As the agent learns more, it takes less random actions and starts to take actions that are going to maximize the reward. The function which makes a decision to take action takes into account future rewards. Observing only the current state and immediate reward doesn’t necessarily lead to the best result.
A real-life example would be hiring an inexperienced employee. Immediately, it produces new expenses for the company. You need to teach him specific technology, onboard him into processes and existing projects. As time progresses, he is going to become productive and independent and he will be a great asset for the company.
More curious readers can find details about different techniques and mathematical background in a great RL course by David Silver.
In our case, the environment is a cryptocurrency exchange, while an agent has to make decisions to buy, sell or take no action in each time step. To make the environment more compliant with Markov property, which is a requirement for RL algorithms to achieve good results, input into the agent are a series of latest prices and momentum indicators. An agent internally uses deep neural network to learn to take actions in order to maximize return based on observations from an environment.
The policy gradient agent has been trained for 5 million episodes. By using a model of an environment with fees and short time steps, the agent has often learnt a strategy where it doesn’t trade. If you take a look at price change every 15 minutes, you will realize that change is rarely higher than 0,3%. Strategy not to trade makes the most sense in that case because you are not spending money on fees.
Depending on the interval which was used for training, the agent learnt to buy and hold strategy or not to buy at all.
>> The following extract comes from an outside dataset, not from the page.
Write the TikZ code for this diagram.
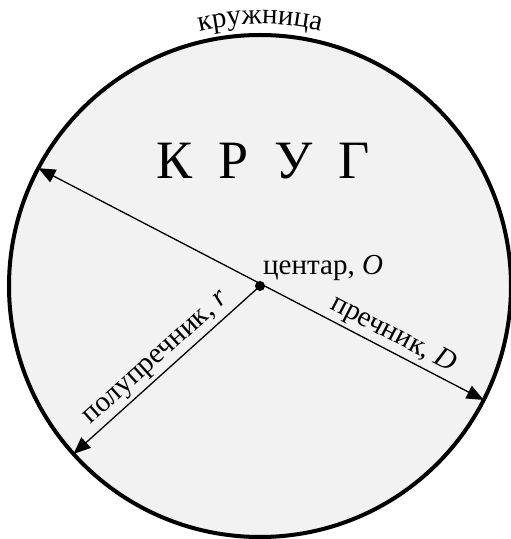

That leads to the conclusion that such an environment is not very convenient for day trading and that long-term investment might be a better option. Enlightened by those results, we trained the agent with 60 minutes time step. Results were much better.
Since we used a training set to evaluate the agent, we wanted to see how it will perform in real situations. We implemented a “paper trading” system and let the agent trade with hypothetical money. Unfortunately for all cryptocurrency investors, in the last 2 months there has been a general downtrend.
The agent did save some losses but when you are playing with real money, you probably want to avoid investing in something like that.
Reinforcement learning performed better than price predicition
Machine learning is a great tool to automate complex tasks which only humans could do in the past. Its algorithms can capture patterns in the data which are sometimes not visible to humans.
While the price prediction algorithm did not produce successful results, reinforcement learning performed way better. Often it is very hard or impossible to explain outputs from the neural networks and that is why you need to perform a lot of testing and ensure that an unexpected result from ML algorithm will not cause a lot of problems for you. In some other cases, such results will not make you harm.
In this particular case when you are investing your money, you probably want to have strong rules which are going to prevent big losses.
We walked away with knowledge
There were other options to improve the performance of the system. One such option could take into account already mentioned sentiment indicators. With machine learning it would be possible to determine sentiment about cryptocurrency from news and tweets and let the algorithm use that data as well to determine actions to take.
As the cryptocurrency market was not showing promising returns at that point, we wrapped up our experiment. The takeaway: Learning about different approaches of machine learning was a great investment.